Crucially, research also shows where the process can stall. Studies examining the pathway from awareness to policy support find that knowing alcohol causes cancer is different from accepting it. Where alcohol industry doubt-casting and misinformation persist, awareness fails to translate into public backing for life-saving alcohol policy. Acceptance of the science – not just exposure to information – is the enabling condition for action.
Comparative analysis shows that jurisdictions adopting clear on-product cancer warnings, updated low-risk guidelines, and sustained public education are better equipped to close the gap between evidence and prevention. It also exposes an insidious counter-force to people’s right to know: alcohol industry efforts to keep people in the dark about the cancer risk of their own products.
Read alongside the opinion columns in this special edition – from Colombia’s National Cancer Institute reframing alcohol as a cancer prevention issue, to women demanding honest information about breast cancer risk, to calls for people-centred cancer care, the message is clear: Increasing the recognition of the direct link between alcohol and cancer is about correcting a structural information failure. And once people know – and believe – the truth, the politics of prevention begins to change.
World Class Science to Understand Cancer Burden Caused by Alcohol
The science has become decisive and impossible to ignore.

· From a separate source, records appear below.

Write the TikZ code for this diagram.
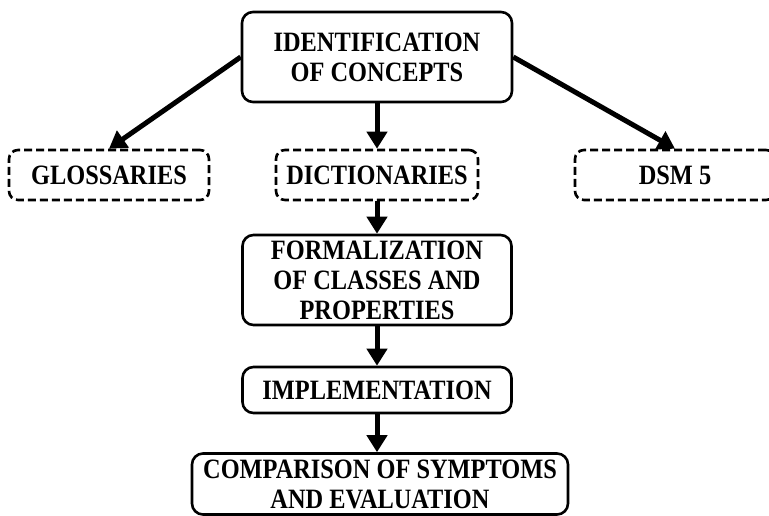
\documentclass[tikz,border=0pt]{standalone}
\usepackage{fontspec}
\setmainfont{Liberation Serif}[FakeStretch=0.87]
\usetikzlibrary{arrows.meta}
\begin{document}
\begin{tikzpicture}[x=1pt,y=-1pt,
  solidbox/.style={draw=black,line width=2.6pt,rounded corners=11pt,fill=white,
    align=center,inner sep=0pt,font=\fontsize{28}{30}\selectfont\bfseries},
  dashbox/.style={draw=black,line width=2.6pt,rounded corners=9pt,
    dash pattern=on 8pt off 4pt,align=center,inner sep=0pt,
    minimum height=50pt,minimum width=200pt,font=\fontsize{28}{30}\selectfont\bfseries},
  flow/.style={line width=5pt,-{Triangle[length=17pt,width=20pt]}}
]
\useasboundingbox (0,0) rectangle (769,516);
\clip (0,0) rectangle (769,516);
\fill[white] (0,0) rectangle (769,516);

\node[solidbox,minimum width=270pt,minimum height=90pt] (top) at (377,57) {IDENTIFICATION\\OF CONCEPTS};
\node[dashbox] (glos) at (109,175) {GLOSSARIES};
\node[dashbox,minimum width=202pt] (dict) at (377,175) {DICTIONARIES};
\node[dashbox] (dsm) at (675,175) {DSM 5};
\node[solidbox,minimum width=269pt,minimum height=90pt] (form) at (377,280) {FORMALIZATION\\OF CLASSES AND\\PROPERTIES};
\node[solidbox,minimum width=269pt,minimum height=46pt] (impl) at (377,390) {IMPLEMENTATION};
\node[solidbox,minimum width=376pt,minimum height=61pt] (comp) at (380,484) {COMPARISON OF SYMPTOMS\\AND EVALUATION};

\draw[flow] (top.west) -- (glos.north);
\draw[flow] (top.east) -- (dsm.north);
\draw[flow] (top.south) -- (dict.north);
\draw[flow] (dict.south) -- (form.north);
\draw[flow] (form.south) -- (impl.north);
\draw[flow] (impl.south) -- (comp.north -| impl.south);
\end{tikzpicture}
\end{document}
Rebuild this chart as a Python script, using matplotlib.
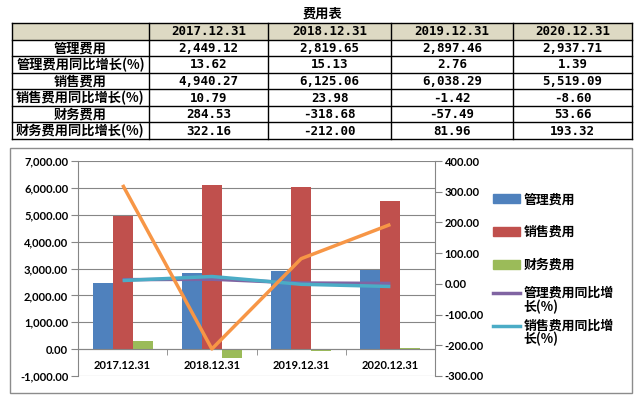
import numpy as np
import matplotlib
matplotlib.use("Agg")
import matplotlib.pyplot as plt
from matplotlib.patches import Rectangle, Patch
from matplotlib.lines import Line2D
from matplotlib.legend_handler import HandlerLine2D
from matplotlib.ticker import FuncFormatter, MultipleLocator, FixedLocator

# ---------------- data ----------------
title = "费用表"
periods = ["2017.12.31", "2018.12.31", "2019.12.31", "2020.12.31"]
row_labels = ["管理费用", "管理费用同比增长(%)", "销售费用", "销售费用同比增长(%)",
              "财务费用", "财务费用同比增长(%)"]
mgmt = [2449.12, 2819.65, 2897.46, 2937.71]
mgmt_yoy = [13.62, 15.13, 2.76, 1.39]
sales = [4940.27, 6125.06, 6038.29, 5519.09]
sales_yoy = [10.79, 23.98, -1.42, -8.60]
fin = [284.53, -318.68, -57.49, 53.66]
fin_yoy = [322.16, -212.00, 81.96, 193.32]
legend_bar_labels = ["管理费用", "销售费用", "财务费用"]
legend_line_labels = ["管理费用同比增\n长(%)", "销售费用同比增\n长(%)"]

C_BLUE = "#4F81BD"
C_RED = "#C0504D"
C_GREEN = "#9BBB59"
C_PURPLE = "#8064A2"
C_CYAN = "#4BACC6"
C_ORANGE = "#F79646"
GREY = "#868686"

W, H = 640, 400
fig = plt.figure(figsize=(W / 100, H / 100), dpi=100)

# ---------------- table (pixel coordinate overlay) ----------------
tax = fig.add_axes([0, 0, 1, 1])
tax.set_xlim(0, W)
tax.set_ylim(H, 0)
tax.axis("off")

col_edges = [12, 149, 268, 391, 513, 632]
top, bottom = 23, 139
nrows = 1 + len(row_labels)
rh = (bottom - top) / nrows
row_edges = [top + i * rh for i in range(nrows + 1)]

tax.add_patch(Rectangle((col_edges[0], top), col_edges[-1] - col_edges[0], rh,
                        facecolor="#DDD9C3", edgecolor="none"))
for y in row_edges:
    tax.plot([col_edges[0], col_edges[-1]], [y, y], color="black", lw=1)
for x in col_edges:
    tax.plot([x, x], [top, bottom], color="black", lw=1)

cjk = dict(family=["Noto Sans CJK SC", "DejaVu Sans"], fontweight="bold")
mono = dict(family=["DejaVu Sans Mono"], fontweight="bold")

tax.text((col_edges[0] + col_edges[-1]) / 2, 14, title, ha="center", va="center",
         fontsize=9.5, **cjk)

def fmt_num(v):
    return f"{v:,.2f}"

table_vals = [mgmt, mgmt_yoy, sales, sales_yoy, fin, fin_yoy]
for j, p in enumerate(periods):
    cx = (col_edges[j + 1] + col_edges[j + 2]) / 2
    tax.text(cx, top + rh / 2 + 0.5, p, ha="center", va="center", fontsize=9, **mono)
for i, lab in enumerate(row_labels):
    cy = top + rh * (i + 1.5) + 0.5
    tax.text((col_edges[0] + col_edges[1]) / 2, cy, lab, ha="center", va="center",
             fontsize=9.5, **cjk)
    for j in range(len(periods)):
        cx = (col_edges[j + 1] + col_edges[j + 2]) / 2
        tax.text(cx, cy, fmt_num(table_vals[i][j]), ha="center", va="center",
                 fontsize=9, **mono)

# chart outer box
tax.add_patch(Rectangle((10, 148), 622, 245, fill=False, edgecolor="#8C8C8C", lw=1))

# ---------------- chart ----------------
pl, pr, pt, pb = 78, 435, 161, 376
ax = fig.add_axes([pl / W, 1 - pb / H, (pr - pl) / W, (pb - pt) / H])
ax.set_facecolor("none")
x = np.arange(len(periods))
bw = 0.225
ax.bar(x - bw, mgmt, bw, color=C_BLUE, zorder=2)
ax.bar(x, sales, bw, color=C_RED, zorder=2)
ax.bar(x + bw, fin, bw, color=C_GREEN, zorder=2)
ax.set_xlim(-0.5, len(periods) - 0.5)
ax.set_ylim(-1000, 7000)
ax.yaxis.set_major_locator(MultipleLocator(1000))
ax.yaxis.set_major_formatter(FuncFormatter(lambda v, p: f"{v:,.2f}"))
ax.grid(axis="y", color=GREY, lw=0.8, zorder=0)
ax.set_axisbelow(True)
for s in ["top", "right"]:
    ax.spines[s].set_visible(False)
ax.spines["left"].set_color(GREY)
ax.spines["bottom"].set_color(GREY)
ax.spines["bottom"].set_position(("data", 0))
ax.set_xticks(x)
ax.set_xticklabels(periods)
ax.xaxis.set_minor_locator(FixedLocator([0.5, 1.5, 2.5, 3.5]))
ax.tick_params(axis="x", which="major", length=0, pad=8)
ax.tick_params(axis="x", which="minor", length=4, color=GREY, direction="out")
ax.tick_params(axis="y", length=5, color=GREY, pad=2)
tickfont = dict(family=["Lato", "DejaVu Sans"], fontweight="bold", fontsize=8)
for t in ax.get_xticklabels() + ax.get_yticklabels():
    t.set(**tickfont)

ax2 = ax.twinx()
ax2.set_ylim(-300, 400)
ax2.yaxis.set_major_locator(MultipleLocator(100))
ax2.yaxis.set_major_formatter(FuncFormatter(lambda v, p: f"{v:,.2f}"))
for s in ["top", "left", "bottom"]:
    ax2.spines[s].set_visible(False)
ax2.spines["right"].set_color(GREY)
ax2.tick_params(axis="y", length=5, color=GREY, pad=2)
for t in ax2.get_yticklabels():
    t.set(**tickfont)
l1, = ax2.plot(x, mgmt_yoy, color=C_PURPLE, lw=2.5, solid_capstyle="butt")
l2, = ax2.plot(x, sales_yoy, color=C_CYAN, lw=2.5, solid_capstyle="butt")
l3, = ax2.plot(x, fin_yoy, color=C_ORANGE, lw=2.5, solid_capstyle="butt")

# ---------------- legends ----------------
class UpLine(HandlerLine2D):
    def create_artists(self, *args, **kwargs):
        arts = super().create_artists(*args, **kwargs)
        for a in arts:
            if hasattr(a, "set_ydata"):
                a.set_ydata(np.asarray(a.get_ydata()) + 5.5)
        return arts

legfont = dict(family=["Noto Sans CJK SC", "DejaVu Sans"], weight="bold", size=9.3)
bar_handles = [Patch(color=C_BLUE), Patch(color=C_RED), Patch(color=C_GREEN)]
leg1 = fig.legend(bar_handles, legend_bar_labels, loc="center left",
                  bbox_to_anchor=(493 / W, 1 - 232 / H), frameon=False,
                  prop=legfont, handlelength=2.1, handleheight=0.65,
                  handletextpad=0.25, labelspacing=1.45, borderpad=0, borderaxespad=0)
line_handles = [Line2D([], [], color=C_PURPLE, lw=2.5), Line2D([], [], color=C_CYAN, lw=2.5)]
leg2 = fig.legend(line_handles, legend_line_labels, loc="center left",
                  bbox_to_anchor=(493 / W, 1 - 316 / H), frameon=False,
                  prop=legfont, handlelength=2.1, handletextpad=0.25,
                  labelspacing=0.35, borderpad=0, borderaxespad=0,
                  handler_map={Line2D: UpLine()})
for t in leg2.get_texts():
    t.set_linespacing(1.0)

fig.savefig("out.png", dpi=100)
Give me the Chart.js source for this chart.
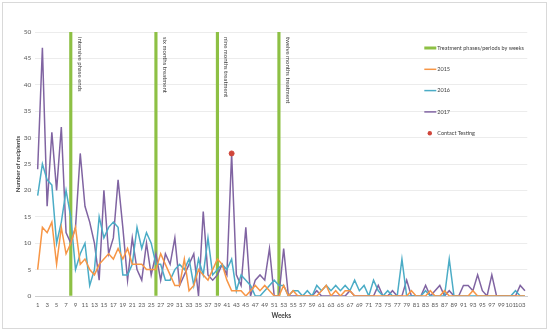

A major new global analysis led by the World Health Organization and its cancer agency, the International Agency for Research on Cancer, identifies alcohol as the third leading preventable cause of cancer worldwide, behind only tobacco and excess body weight.
The study estimates that 37% of all new cancer cases globally – more than 7 million in 2022 – were caused by preventable factors, placing alcohol policy squarely among the most powerful levers for cancer prevention.
New data from the Global Burden of Disease study sharpen that picture further. According to the Institute for Health Metrics and Evaluation, healthy life years lost due to alcohol-attributable cancer have increased by 11% globally since 2006 – even as governments claim progress on noncommunicable diseases. In multiple regions, the trend is accelerating. Countries such as Vietnam, Nepal, and Kenya have seen dramatic rises in cancer burden linked to alcohol. Across Asia, Eastern Europe, and much of the Americas, alcohol-related cancer harm continues to climb, including in high-income countries where baseline burdens are already among the world’s highest.
Cross-country analysis illustrates that this is a global issue. Comparative studies covering Brazil, China, India, Russia, South Africa, the United Kingdom, and the United States show alcohol alongside tobacco, excess body weight, and infections as a major driver of cancer deaths and years of life lost. The mix varies by country, but the conclusion does not: cancer prevention without addressing alcohol is inadequate.
Cancer burden due to alcohol is also economic. New research estimates that premature cancer deaths caused by alcohol cost the European Union €4.6 billion annually in lost productivity alone – a figure never previously calculated. These are losses borne by families, workplaces, and public budgets, long before treatment costs are counted. Prevention, the authors conclude, is economically imperative.
Taken together, the science points to a powerful opportunity. Cancer caused by alcohol is preventable, effective solutions are already available, and acting on them can rapidly prevent human suffering. Aligning public policy with evidence, people’s rights, and the real scale of the cancer burden offers a clear path to improved prevention, fairer outcomes, and healthier communities.